I lost my convertible car virginity this summer in the passenger seat of a Porsche 911 Targa S via, of all things, a Twitter dare. And it was spectacularly memorable for the near 10 hours it lasted.
When I found out I was getting a week with the new MX-5 hard top convertible all to myself, you can imagine my excitement. Now before you say “Is he really comparing a Porsche to a Mazda?” hang on a second—I’m simply mentioning both in the same breath because they’re both convertibles. That’s all.
Mazda’s Miata/MX-5 cult following is a clear testament to how much owners love these cars and how Mazda made a splash in the world of sports cars. Finding a way to offer a fun-to-drive sports car coupled with a price tag that was quite affordable for the masses and making it look great was a formula that was well executed for the past 25 years. It’s all about the experience and feel of driving a sports car and not having a six-figure price tag attached. Don’t believe me? Google “Mazda Miata car clubs” to see just how attached owners are to these cars.
I was riddled with the anticipation of doing something new (driving a convertible car for a week). There’s the immediate mentality (for me anyway) of “I’m going to have the top down 60 percent of the time, every time.” I couldn’t help but picture myself in a car commercial in early autumn, maneuvering a winding rural road in sixth gear with the music turned up loud, as the wind filters through my hair and deflects around a pair of aviator glasses.

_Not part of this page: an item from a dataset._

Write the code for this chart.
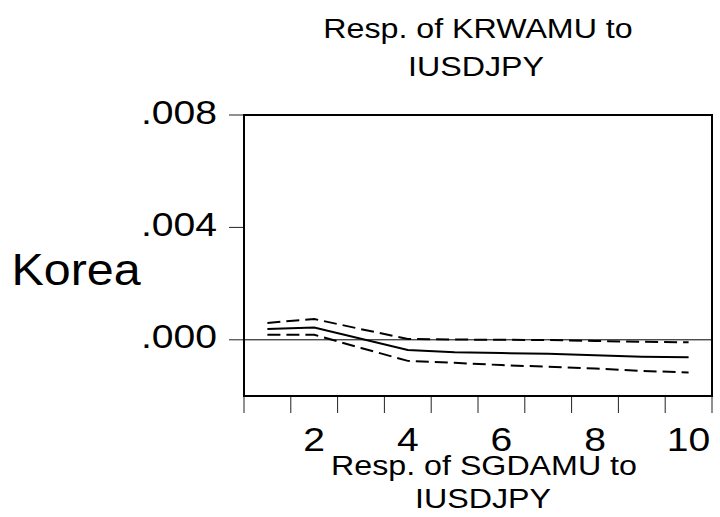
<!DOCTYPE html>
<html>
<head>
<meta charset="utf-8">
<script src="https://cdn.jsdelivr.net/npm/d3@7"></script>
<style>
  body { margin: 0; background: #fff; }
  text { font-family: "Liberation Sans", Arial, sans-serif; fill: #000; }
</style>
</head>
<body>
<script>
// impulse response, periods 1..10
const periods = [1, 2, 3, 4, 5, 6, 7, 8, 9, 10];
const response = [0.00038, 0.00044, 0.00004, -0.00036, -0.00044, -0.00047, -0.0005, -0.00055, -0.0006, -0.00062];
const upperBand = [0.0006, 0.00074, 0.00038, 0.00003, 0.00001, 0.0, -0.00001, -0.00004, -0.00007, -0.00009];
const lowerBand = [0.00018, 0.00018, -0.00029, -0.00075, -0.00082, -0.0009, -0.00096, -0.00102, -0.00111, -0.00116];

const yTicks = [0, 0.004, 0.008];
const xTickLabels = [2, 4, 6, 8, 10];
const topTitle = ["Resp. of KRWAMU to", "IUSDJPY"];
const bottomTitle = ["Resp. of SGDAMU to", "IUSDJPY"];
const rowLabel = "Korea";

const width = 720;
const height = 517;
const margin = { left: 244, right: 8, top: 115, bottom: 121 };
const sx = 1.15; // text in the original is slightly stretched horizontally

const svg = d3
  .select("body")
  .append("svg")
  .attr("width", width)
  .attr("height", height);

const xScale = d3
  .scaleBand()
  .domain(periods)
  .range([margin.left, width - margin.right]);

const yScale = d3
  .scaleLinear()
  .domain([-0.002, 0.008])
  .range([height - margin.bottom, margin.top]);

const cx = (p) => xScale(p) + xScale.bandwidth() / 2;

const addText = (str, x, y, size, anchor, stretch) => {
  svg
    .append("text")
    .text(str)
    .attr("transform", `translate(${x},${y}) scale(${stretch},1)`)
    .attr("font-size", size)
    .attr("text-anchor", anchor);
};

// titles (the bottom title overlaps the x labels in the original too)
addText(topTitle[0], 478, 37.5, 28, "middle", sx);
addText(topTitle[1], 476, 76, 28, "middle", sx);
addText(bottomTitle[0], 484, 475, 28, "middle", sx);
addText(bottomTitle[1], 483, 508, 28, "middle", sx);
addText(rowLabel, 76, 285, 44, "middle", 1.1);

// y ticks and labels
svg
  .selectAll(".ytick")
  .data(yTicks)
  .enter()
  .append("line")
  .attr("x1", margin.left - 15)
  .attr("x2", margin.left)
  .attr("y1", (d) => yScale(d))
  .attr("y2", (d) => yScale(d))
  .attr("stroke", "#222")
  .attr("stroke-width", 1);

yTicks.forEach((d) => {
  addText(d3.format(".3f")(d).replace(/^0/, ""), 217, yScale(d) + 8.5, 34, "end", sx);
});

// x ticks on band edges
const xEdges = periods.map((p) => xScale(p)).concat([width - margin.right]);
svg
  .selectAll(".xtick")
  .data(xEdges)
  .enter()
  .append("line")
  .attr("x1", (d) => d)
  .attr("x2", (d) => d)
  .attr("y1", height - margin.bottom + 1)
  .attr("y2", height - margin.bottom + 17)
  .attr("stroke", "#222")
  .attr("stroke-width", 1);

xTickLabels.forEach((d) => {
  addText(d, cx(d), 451, 34, "middle", sx);
});

// zero line
svg
  .append("line")
  .attr("x1", margin.left)
  .attr("x2", width - margin.right)
  .attr("y1", yScale(0))
  .attr("y2", yScale(0))
  .attr("stroke", "#000")
  .attr("stroke-width", 1);

const line = d3
  .line()
  .x((d, i) => cx(periods[i]))
  .y((d) => yScale(d));

[upperBand, lowerBand].forEach((band) => {
  svg
    .append("path")
    .attr("d", line(band))
    .attr("fill", "none")
    .attr("stroke", "#000")
    .attr("stroke-width", 2)
    .attr("stroke-dasharray", "13,6");
});

svg
  .append("path")
  .attr("d", line(response))
  .attr("fill", "none")
  .attr("stroke", "#000")
  .attr("stroke-width", 2);

// frame
svg
  .append("rect")
  .attr("x", margin.left)
  .attr("y", margin.top)
  .attr("width", width - margin.left - margin.right)
  .attr("height", height - margin.top - margin.bottom)
  .attr("fill", "none")
  .attr("stroke", "#000")
  .attr("stroke-width", 2);
</script>
</body>
</html>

Aside from the aforementioned, it’s the change that I was anticipating most. I’d been driving roofed cars my entire life and even owning cars with a retractable sunroof for over nearly a decade, it’s not the same as having the roof disappear into itself.
There’s something to be said for change, speaking quite honestly. “Converting” seems to be an appropriate word, even if it was for a week. While change can be something that invokes fear and uncertainty in some, for me, it’s refreshing. It’s experiencing something that you’ve always wanted and realizing that it truly envelops you. It’s realizing that by changing your perception and mentality of, for example, a math problem: 2X + 6Y + L – 2 =? That you’re finally able to understand and solve for “L.”
Unsurprisingly, the moment I sat in the MX-5, the roof came down, the aviator sunglasses came on and AC/DC’s Back in Black was cranked up.
With 167 horses jammed into this small yet mighty “Brilliant Black” machine, I savoured every moment.
Having such a light car coupled with a fair amount of power generated enough wind in a short amount of time to keep my hair moving just enough all the time. The MX-5’s stance is low, sporty and beckons you to at least picture yourself in the driver seat, with the top down of course.
There’s not much deviation from the traditional MX-5/Miata body style and for some, it’s somewhat easy to recognize the iconic Mazda offering, now entering its 25th year.
The other big change when driving the MX-5 was training myself to realize that there was only room for a single passenger and a very limited amount of trunk space. Again, change shines through and after the first day, I adjusted.
I made it a point to find several great rural routes to really get a feel and appreciation for the car and make the most of my week. FYI: Northern Milton has some beautiful roads and the switchbacks at Rattlesnake Point was one of my favourites. Definitely recommended for anyone who wants a changed perspective on driving.
While the seven days with the car seemed to merge into one really long day, I’ll always have a soft spot in my heart for the MX-5 as my first true convertible love.
Because while my first time was in a Porsche, it’s the Mazda MX-5 that captured my heart.
And that, my friends, is something that WON’T change.